═════ Material supplied ═════

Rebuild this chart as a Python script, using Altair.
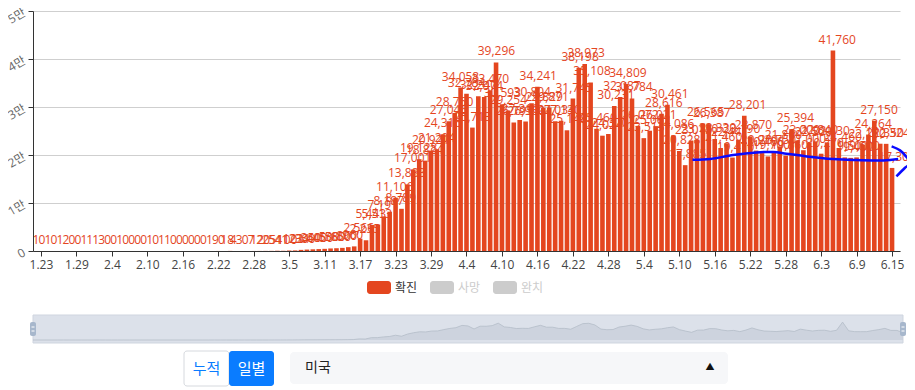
import altair as alt
import pandas as pd

# ---------------- data ----------------
tick_labels = ["1.23", "1.29", "2.4", "2.10", "2.16", "2.22", "2.28", "3.5", "3.11",
               "3.17", "3.23", "3.29", "4.4", "4.10", "4.16", "4.22", "4.28", "5.4",
               "5.10", "5.16", "5.22", "5.28", "6.3", "6.9", "6.15"]

confirmed = [
    1, 0, 1, 0, 1, 2, 0, 0, 1, 1,
    1, 3, 0, 0, 1, 0, 0, 0, 0, 1,
    0, 1, 1, 0, 0, 0, 0, 0, 0, 1,
    9, 0, 18, 4, 3, 0, 7, 12, 20, 25,
    54, 41, 100, 122, 234, 300, 350, 400, 450, 530,
    580, 650, 800, 960, 2566, 2235, 5443, 5513, 7191, 8187,
    11106, 8789, 13883, 17001, 19128, 18824, 20921, 21204, 24316, 27046,
    28760, 34058, 32784, 25713, 32240, 32074, 33470, 39296, 30593, 29254,
    26795, 27310, 26960, 30804, 34241, 29829, 29871, 27034, 27130, 25148,
    31745, 38198, 38973, 35108, 25460, 24024, 24370, 30231, 32087, 34809,
    31784, 26072, 23513, 25062, 26021, 28616, 30461, 24086, 20828, 17885,
    23015, 23180, 26565, 26387, 23330, 21460, 22441, 19470, 23190, 28201,
    23870, 20920, 20400, 19700, 20750, 21800, 19860, 25394, 23000, 21000,
    22500, 22840, 20270, 22630, 41760, 21460, 19500, 19400, 19500, 22150,
    24264, 27150, 22350, 22324, 17307,
]

# hand-drawn blue annotation (day index, value, stroke id)
note_x = [109.8, 112.8, 116.6, 120.5, 123.3, 125.5, 128.9, 133.3, 136.7, 141.7, 144.2,
          143.1, 144.5, 145.5, 146.2, 145.3, 143.9]
note_y = [19020, 19170, 20000, 20540, 20625, 20270, 19710, 19170, 18960, 18875, 19170,
          21790, 20960, 19710, 18330, 17290, 15540]
note_stroke = [0] * 11 + [1] * 6

legend_names = ["확진", "사망", "완치"]
button_names = ["누적", "일별"]
country = "미국"

# ---------------- styles ----------------
RED = "#e4461f"
FONT = "Noto Sans CJK KR"
NUMFONT = "Open Sans, Noto Sans CJK KR"
W, H = 867, 240

n = len(confirmed)
bars_df = pd.DataFrame({"idx": list(range(n)), "value": confirmed})
note_df = pd.DataFrame({"x": note_x, "y": note_y, "s": note_stroke,
                        "o": list(range(len(note_x)))})
one = pd.DataFrame({"k": [0]})

x_scale = alt.Scale(domain=[-0.5, n - 0.5], nice=False, zero=False)
y_scale = alt.Scale(domain=[0, 50000], nice=False)

label_arr = "[" + ",".join("'%s'" % t for t in tick_labels) + "]"

bars = alt.Chart(bars_df).mark_bar(size=4.6, color=RED).encode(
    x=alt.X("idx:Q", scale=x_scale,
            axis=alt.Axis(values=list(range(0, n, 6)), labelExpr=label_arr + "[datum.value / 6]",
                          title=None, grid=False, domainColor="#333", tickColor="#333",
                          labelColor="#444", labelFont=NUMFONT, labelFontSize=12,
                          labelPadding=3, tickSize=5, labelFlush=False, labelOverlap=False)),
    y=alt.Y("value:Q", scale=y_scale,
            axis=alt.Axis(values=[0, 10000, 20000, 30000, 40000, 50000],
                          labelExpr="datum.value == 0 ? '0' : (datum.value / 10000) + '만'",
                          title=None, grid=True, gridColor="#cfcfcf", domainColor="#333",
                          tickColor="#333", labelColor="#666", labelFont=NUMFONT,
                          labelFontSize=12, labelAngle=330, labelPadding=4, tickSize=5,
                          labelFlush=False)),
)

labels = alt.Chart(bars_df).mark_text(
    color=RED, font=NUMFONT, fontSize=12, baseline="bottom", dy=-4
).encode(
    x=alt.X("idx:Q", scale=x_scale, axis=None),
    y=alt.Y("value:Q", scale=y_scale, axis=None),
    text=alt.Text("value:Q", format=","),
)

note = alt.Chart(note_df).mark_line(
    color="#0a0aff", strokeWidth=2.5, interpolate="catmull-rom", clip=False
).encode(
    x=alt.X("x:Q", scale=x_scale, axis=None),
    y=alt.Y("y:Q", scale=y_scale, axis=None),
    detail="s:N",
    order="o:Q",
)

# legend (drawn)
legend_layers = []
legend_rect_colors = [RED, "#cccccc", "#cccccc"]
legend_text_colors = ["#333333", "#cccccc", "#cccccc"]
for i, name in enumerate(legend_names):
    x0 = 334 + 63 * i
    legend_layers.append(
        alt.Chart(one).mark_rect(color=legend_rect_colors[i], cornerRadius=3).encode(
            x=alt.value(x0), x2=alt.value(x0 + 24), y=alt.value(270), y2=alt.value(283)))
    legend_layers.append(
        alt.Chart(one).mark_text(text=name, color=legend_text_colors[i], font=FONT,
                                 fontSize=12, align="left", baseline="middle").encode(
            x=alt.value(x0 + 28), y=alt.value(276.5)))

# dataZoom slider
slider_bg = alt.Chart(one).mark_rect(fill="#dce1ea", stroke="#cfd5df", strokeWidth=1).encode(
    x=alt.value(0), x2=alt.value(870), y=alt.value(304), y2=alt.value(332))
slider_area = alt.Chart(bars_df).mark_area(
    color="#c6cdd8", line={"color": "#b4bcc8", "strokeWidth": 0.8}
).encode(
    x=alt.X("idx:Q", scale=alt.Scale(domain=[0, n - 1], range=[0, 870], nice=False, zero=False), axis=None),
    y=alt.Y("value:Q", scale=alt.Scale(domain=[0, 42000], range=[329, 311], nice=False), axis=None),
)
handles = []
for hx in [0, 870]:
    handles.append(alt.Chart(one).mark_rect(fill="#a7b7cc", cornerRadius=2).encode(
        x=alt.value(hx - 3), x2=alt.value(hx + 3), y=alt.value(311), y2=alt.value(325)))
    handles.append(alt.Chart(one).mark_rule(color="#ffffff", strokeWidth=1).encode(
        x=alt.value(hx - 1.5), x2=alt.value(hx + 1.5), y=alt.value(316)))
    handles.append(alt.Chart(one).mark_rule(color="#ffffff", strokeWidth=1).encode(
        x=alt.value(hx - 1.5), x2=alt.value(hx + 1.5), y=alt.value(320)))

# buttons and dropdown
btn_layers = [
    alt.Chart(one).mark_rect(fill="#ffffff", stroke="#d6d9de", strokeWidth=1, cornerRadius=3).encode(
        x=alt.value(151), x2=alt.value(196), y=alt.value(340), y2=alt.value(375)),
    alt.Chart(one).mark_rect(fill="#0a7cff", cornerRadius=3).encode(
        x=alt.value(196), x2=alt.value(241), y=alt.value(340), y2=alt.value(375)),
    alt.Chart(one).mark_text(text=button_names[0], color="#0a7cff", font=FONT, fontSize=15,
                             align="center", baseline="middle").encode(
        x=alt.value(173.5), y=alt.value(357.5)),
    alt.Chart(one).mark_text(text=button_names[1], color="#ffffff", font=FONT, fontSize=15,
                             align="center", baseline="middle").encode(
        x=alt.value(218.5), y=alt.value(357.5)),
    alt.Chart(one).mark_rect(fill="#f6f7f9", cornerRadius=4).encode(
        x=alt.value(257), x2=alt.value(695), y=alt.value(341), y2=alt.value(373)),
    alt.Chart(one).mark_text(text=country, color="#222222", font=FONT, fontSize=14,
                             align="left", baseline="middle").encode(
        x=alt.value(272), y=alt.value(357)),
    alt.Chart(one).mark_text(text="▲", color="#111111", font=FONT, fontSize=9,
                             align="center", baseline="middle").encode(
        x=alt.value(677), y=alt.value(356)),
]

chart = alt.layer(
    bars, labels, note, *legend_layers, slider_bg, slider_area, *handles, *btn_layers
).resolve_scale(
    x="independent", y="independent"
).properties(
    width=W, height=H,
    autosize=alt.AutoSizeParams(type="none"),
    padding={"left": 25, "top": 3, "right": 7, "bottom": 137},
).configure_view(stroke=None)

chart.save("out.html", embed_options={"renderer": "svg", "actions": False})
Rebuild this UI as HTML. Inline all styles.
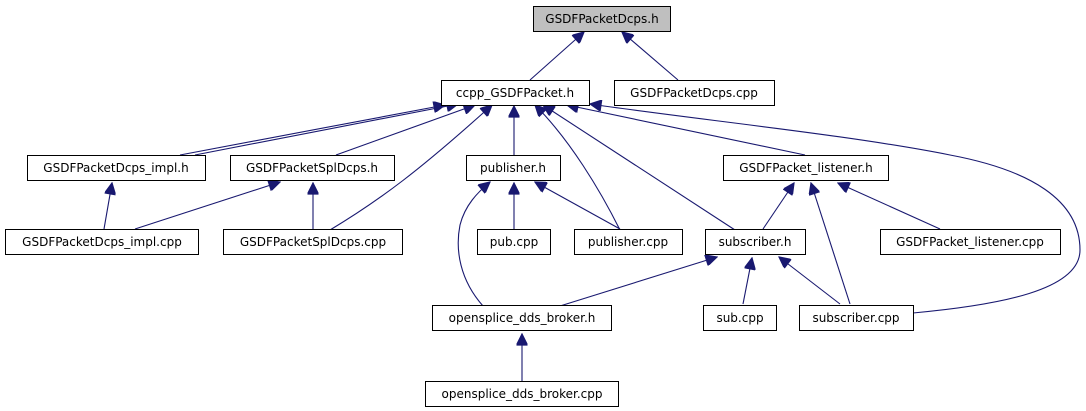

═════

Challenge.
Count each line where the string "this" occurs, and write only the number.

Correct output.
2